Reproduce all the lines exactly as they stand, apart from the pictures.

[Dataset records]
......
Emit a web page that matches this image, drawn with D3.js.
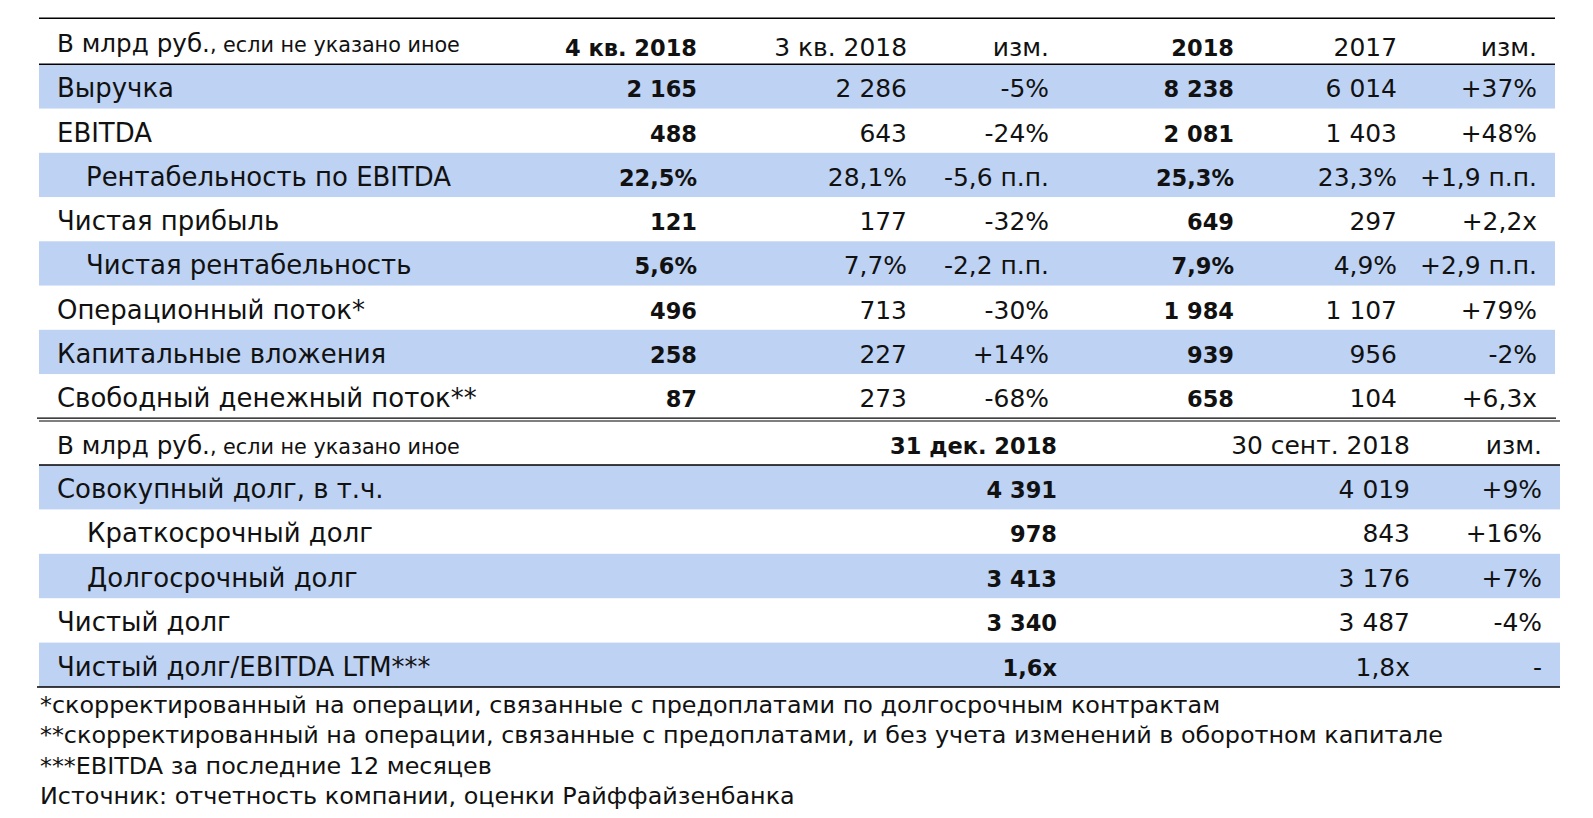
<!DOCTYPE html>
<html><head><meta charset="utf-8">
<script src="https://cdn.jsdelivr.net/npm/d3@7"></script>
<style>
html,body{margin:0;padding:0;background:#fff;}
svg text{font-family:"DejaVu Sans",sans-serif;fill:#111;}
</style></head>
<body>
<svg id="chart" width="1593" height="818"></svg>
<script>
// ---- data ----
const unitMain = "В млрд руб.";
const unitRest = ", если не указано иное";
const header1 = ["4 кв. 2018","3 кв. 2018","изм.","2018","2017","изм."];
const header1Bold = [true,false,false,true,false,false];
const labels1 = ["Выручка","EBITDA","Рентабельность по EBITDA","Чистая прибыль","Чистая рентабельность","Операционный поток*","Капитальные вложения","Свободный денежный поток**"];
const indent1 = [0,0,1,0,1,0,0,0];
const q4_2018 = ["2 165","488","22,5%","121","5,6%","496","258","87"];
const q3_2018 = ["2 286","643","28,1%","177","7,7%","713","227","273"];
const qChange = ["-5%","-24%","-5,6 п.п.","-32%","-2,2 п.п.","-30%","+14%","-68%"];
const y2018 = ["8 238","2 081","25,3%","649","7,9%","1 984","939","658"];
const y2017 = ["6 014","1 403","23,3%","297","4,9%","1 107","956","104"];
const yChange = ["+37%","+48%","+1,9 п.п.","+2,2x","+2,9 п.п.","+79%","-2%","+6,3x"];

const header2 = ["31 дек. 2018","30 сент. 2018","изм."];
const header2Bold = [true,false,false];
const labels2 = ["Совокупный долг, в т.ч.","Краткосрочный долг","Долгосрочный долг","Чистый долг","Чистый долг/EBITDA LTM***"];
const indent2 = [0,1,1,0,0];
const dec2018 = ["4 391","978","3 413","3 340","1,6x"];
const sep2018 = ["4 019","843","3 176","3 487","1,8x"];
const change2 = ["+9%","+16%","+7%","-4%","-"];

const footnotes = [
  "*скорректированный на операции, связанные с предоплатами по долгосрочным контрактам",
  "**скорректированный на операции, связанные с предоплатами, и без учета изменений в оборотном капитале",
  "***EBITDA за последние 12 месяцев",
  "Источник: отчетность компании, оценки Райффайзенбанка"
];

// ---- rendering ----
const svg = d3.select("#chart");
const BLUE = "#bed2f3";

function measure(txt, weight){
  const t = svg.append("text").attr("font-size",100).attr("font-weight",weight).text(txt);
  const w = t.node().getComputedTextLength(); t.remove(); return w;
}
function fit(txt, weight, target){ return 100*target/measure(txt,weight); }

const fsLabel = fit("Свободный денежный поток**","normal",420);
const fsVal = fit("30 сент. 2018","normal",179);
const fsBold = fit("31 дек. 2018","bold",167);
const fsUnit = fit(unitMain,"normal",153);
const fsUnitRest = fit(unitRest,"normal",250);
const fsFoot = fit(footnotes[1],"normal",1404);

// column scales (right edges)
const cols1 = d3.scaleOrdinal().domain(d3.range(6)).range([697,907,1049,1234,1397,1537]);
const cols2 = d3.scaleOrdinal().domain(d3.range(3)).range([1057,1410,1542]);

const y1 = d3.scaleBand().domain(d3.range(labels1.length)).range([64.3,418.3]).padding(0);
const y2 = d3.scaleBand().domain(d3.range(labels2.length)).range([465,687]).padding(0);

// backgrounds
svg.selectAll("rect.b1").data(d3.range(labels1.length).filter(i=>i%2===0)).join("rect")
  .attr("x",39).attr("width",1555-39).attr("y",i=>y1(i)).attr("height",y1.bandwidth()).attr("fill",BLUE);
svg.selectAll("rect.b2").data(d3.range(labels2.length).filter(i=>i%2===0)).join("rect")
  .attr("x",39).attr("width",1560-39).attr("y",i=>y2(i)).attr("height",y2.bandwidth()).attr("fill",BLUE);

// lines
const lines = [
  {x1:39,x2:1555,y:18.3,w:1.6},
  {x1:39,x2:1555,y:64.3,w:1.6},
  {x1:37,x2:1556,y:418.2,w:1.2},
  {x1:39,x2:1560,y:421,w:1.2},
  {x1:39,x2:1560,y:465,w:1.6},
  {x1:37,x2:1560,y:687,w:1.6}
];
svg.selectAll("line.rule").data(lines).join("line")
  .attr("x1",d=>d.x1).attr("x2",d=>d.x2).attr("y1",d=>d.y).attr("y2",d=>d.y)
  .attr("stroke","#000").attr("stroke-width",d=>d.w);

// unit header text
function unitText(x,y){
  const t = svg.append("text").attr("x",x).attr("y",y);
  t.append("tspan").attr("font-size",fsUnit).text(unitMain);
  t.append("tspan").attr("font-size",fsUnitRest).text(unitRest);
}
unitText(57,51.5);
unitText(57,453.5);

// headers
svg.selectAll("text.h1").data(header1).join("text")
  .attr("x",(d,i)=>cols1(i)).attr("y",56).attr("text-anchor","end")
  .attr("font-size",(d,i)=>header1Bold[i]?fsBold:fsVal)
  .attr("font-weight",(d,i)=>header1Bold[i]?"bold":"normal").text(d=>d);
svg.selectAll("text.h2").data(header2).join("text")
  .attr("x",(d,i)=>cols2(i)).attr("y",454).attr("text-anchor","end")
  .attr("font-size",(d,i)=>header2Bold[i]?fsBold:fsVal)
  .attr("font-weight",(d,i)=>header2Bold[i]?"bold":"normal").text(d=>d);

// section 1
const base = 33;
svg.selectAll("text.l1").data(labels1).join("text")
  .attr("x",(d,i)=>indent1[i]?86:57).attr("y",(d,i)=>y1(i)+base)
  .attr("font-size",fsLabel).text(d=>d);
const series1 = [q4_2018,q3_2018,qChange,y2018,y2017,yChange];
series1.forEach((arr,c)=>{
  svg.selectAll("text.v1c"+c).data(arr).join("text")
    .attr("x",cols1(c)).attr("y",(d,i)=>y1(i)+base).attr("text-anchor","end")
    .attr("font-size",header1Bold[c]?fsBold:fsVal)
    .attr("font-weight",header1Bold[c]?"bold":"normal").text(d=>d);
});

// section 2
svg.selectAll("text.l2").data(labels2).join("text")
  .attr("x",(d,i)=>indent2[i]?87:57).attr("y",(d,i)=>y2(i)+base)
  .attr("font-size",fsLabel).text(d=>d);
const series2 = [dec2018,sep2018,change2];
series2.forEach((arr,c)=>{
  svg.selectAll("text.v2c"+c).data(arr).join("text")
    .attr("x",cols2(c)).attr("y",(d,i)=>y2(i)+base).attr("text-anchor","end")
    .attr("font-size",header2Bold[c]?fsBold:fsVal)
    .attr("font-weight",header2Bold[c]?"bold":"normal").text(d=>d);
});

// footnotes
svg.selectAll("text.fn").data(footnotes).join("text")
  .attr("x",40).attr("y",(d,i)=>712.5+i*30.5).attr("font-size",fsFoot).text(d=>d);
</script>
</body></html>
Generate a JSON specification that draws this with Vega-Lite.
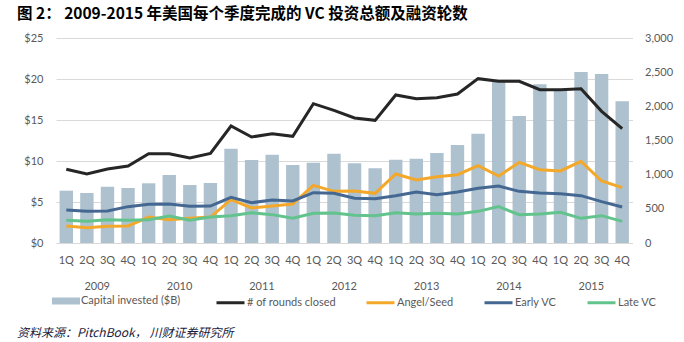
......
**RESULT OF THE EXERCISE**
Emit a web page that matches this image, drawn with D3.js.
<!DOCTYPE html>
<html><head><meta charset="utf-8">
<script src="https://cdn.jsdelivr.net/npm/d3@7"></script>
<style>
html,body{margin:0;padding:0;background:#fff;}
svg text{font-family:"DejaVu Sans",sans-serif;fill:#111;}
</style></head>
<body>
<svg id="chart" width="1593" height="818"></svg>
<script>
// ---- data ----
const unitMain = "В млрд руб.";
const unitRest = ", если не указано иное";
const header1 = ["4 кв. 2018","3 кв. 2018","изм.","2018","2017","изм."];
const header1Bold = [true,false,false,true,false,false];
const labels1 = ["Выручка","EBITDA","Рентабельность по EBITDA","Чистая прибыль","Чистая рентабельность","Операционный поток*","Капитальные вложения","Свободный денежный поток**"];
const indent1 = [0,0,1,0,1,0,0,0];
const q4_2018 = ["2 165","488","22,5%","121","5,6%","496","258","87"];
const q3_2018 = ["2 286","643","28,1%","177","7,7%","713","227","273"];
const qChange = ["-5%","-24%","-5,6 п.п.","-32%","-2,2 п.п.","-30%","+14%","-68%"];
const y2018 = ["8 238","2 081","25,3%","649","7,9%","1 984","939","658"];
const y2017 = ["6 014","1 403","23,3%","297","4,9%","1 107","956","104"];
const yChange = ["+37%","+48%","+1,9 п.п.","+2,2x","+2,9 п.п.","+79%","-2%","+6,3x"];

const header2 = ["31 дек. 2018","30 сент. 2018","изм."];
const header2Bold = [true,false,false];
const labels2 = ["Совокупный долг, в т.ч.","Краткосрочный долг","Долгосрочный долг","Чистый долг","Чистый долг/EBITDA LTM***"];
const indent2 = [0,1,1,0,0];
const dec2018 = ["4 391","978","3 413","3 340","1,6x"];
const sep2018 = ["4 019","843","3 176","3 487","1,8x"];
const change2 = ["+9%","+16%","+7%","-4%","-"];

const footnotes = [
  "*скорректированный на операции, связанные с предоплатами по долгосрочным контрактам",
  "**скорректированный на операции, связанные с предоплатами, и без учета изменений в оборотном капитале",
  "***EBITDA за последние 12 месяцев",
  "Источник: отчетность компании, оценки Райффайзенбанка"
];

// ---- rendering ----
const svg = d3.select("#chart");
const BLUE = "#bed2f3";

function measure(txt, weight){
  const t = svg.append("text").attr("font-size",100).attr("font-weight",weight).text(txt);
  const w = t.node().getComputedTextLength(); t.remove(); return w;
}
function fit(txt, weight, target){ return 100*target/measure(txt,weight); }

const fsLabel = fit("Свободный денежный поток**","normal",420);
const fsVal = fit("30 сент. 2018","normal",179);
const fsBold = fit("31 дек. 2018","bold",167);
const fsUnit = fit(unitMain,"normal",153);
const fsUnitRest = fit(unitRest,"normal",250);
const fsFoot = fit(footnotes[1],"normal",1404);

// column scales (right edges)
const cols1 = d3.scaleOrdinal().domain(d3.range(6)).range([697,907,1049,1234,1397,1537]);
const cols2 = d3.scaleOrdinal().domain(d3.range(3)).range([1057,1410,1542]);

const y1 = d3.scaleBand().domain(d3.range(labels1.length)).range([64.3,418.3]).padding(0);
const y2 = d3.scaleBand().domain(d3.range(labels2.length)).range([465,687]).padding(0);

// backgrounds
svg.selectAll("rect.b1").data(d3.range(labels1.length).filter(i=>i%2===0)).join("rect")
  .attr("x",39).attr("width",1555-39).attr("y",i=>y1(i)).attr("height",y1.bandwidth()).attr("fill",BLUE);
svg.selectAll("rect.b2").data(d3.range(labels2.length).filter(i=>i%2===0)).join("rect")
  .attr("x",39).attr("width",1560-39).attr("y",i=>y2(i)).attr("height",y2.bandwidth()).attr("fill",BLUE);

// lines
const lines = [
  {x1:39,x2:1555,y:18.3,w:1.6},
  {x1:39,x2:1555,y:64.3,w:1.6},
  {x1:37,x2:1556,y:418.2,w:1.2},
  {x1:39,x2:1560,y:421,w:1.2},
  {x1:39,x2:1560,y:465,w:1.6},
  {x1:37,x2:1560,y:687,w:1.6}
];
svg.selectAll("line.rule").data(lines).join("line")
  .attr("x1",d=>d.x1).attr("x2",d=>d.x2).attr("y1",d=>d.y).attr("y2",d=>d.y)
  .attr("stroke","#000").attr("stroke-width",d=>d.w);

// unit header text
function unitText(x,y){
  const t = svg.append("text").attr("x",x).attr("y",y);
  t.append("tspan").attr("font-size",fsUnit).text(unitMain);
  t.append("tspan").attr("font-size",fsUnitRest).text(unitRest);
}
unitText(57,51.5);
unitText(57,453.5);

// headers
svg.selectAll("text.h1").data(header1).join("text")
  .attr("x",(d,i)=>cols1(i)).attr("y",56).attr("text-anchor","end")
  .attr("font-size",(d,i)=>header1Bold[i]?fsBold:fsVal)
  .attr("font-weight",(d,i)=>header1Bold[i]?"bold":"normal").text(d=>d);
svg.selectAll("text.h2").data(header2).join("text")
  .attr("x",(d,i)=>cols2(i)).attr("y",454).attr("text-anchor","end")
  .attr("font-size",(d,i)=>header2Bold[i]?fsBold:fsVal)
  .attr("font-weight",(d,i)=>header2Bold[i]?"bold":"normal").text(d=>d);

// section 1
const base = 33;
svg.selectAll("text.l1").data(labels1).join("text")
  .attr("x",(d,i)=>indent1[i]?86:57).attr("y",(d,i)=>y1(i)+base)
  .attr("font-size",fsLabel).text(d=>d);
const series1 = [q4_2018,q3_2018,qChange,y2018,y2017,yChange];
series1.forEach((arr,c)=>{
  svg.selectAll("text.v1c"+c).data(arr).join("text")
    .attr("x",cols1(c)).attr("y",(d,i)=>y1(i)+base).attr("text-anchor","end")
    .attr("font-size",header1Bold[c]?fsBold:fsVal)
    .attr("font-weight",header1Bold[c]?"bold":"normal").text(d=>d);
});

// section 2
svg.selectAll("text.l2").data(labels2).join("text")
  .attr("x",(d,i)=>indent2[i]?87:57).attr("y",(d,i)=>y2(i)+base)
  .attr("font-size",fsLabel).text(d=>d);
const series2 = [dec2018,sep2018,change2];
series2.forEach((arr,c)=>{
  svg.selectAll("text.v2c"+c).data(arr).join("text")
    .attr("x",cols2(c)).attr("y",(d,i)=>y2(i)+base).attr("text-anchor","end")
    .attr("font-size",header2Bold[c]?fsBold:fsVal)
    .attr("font-weight",header2Bold[c]?"bold":"normal").text(d=>d);
});

// footnotes
svg.selectAll("text.fn").data(footnotes).join("text")
  .attr("x",40).attr("y",(d,i)=>712.5+i*30.5).attr("font-size",fsFoot).text(d=>d);
</script>
</body></html>
Generate a JSON specification that draws this with Vega-Lite.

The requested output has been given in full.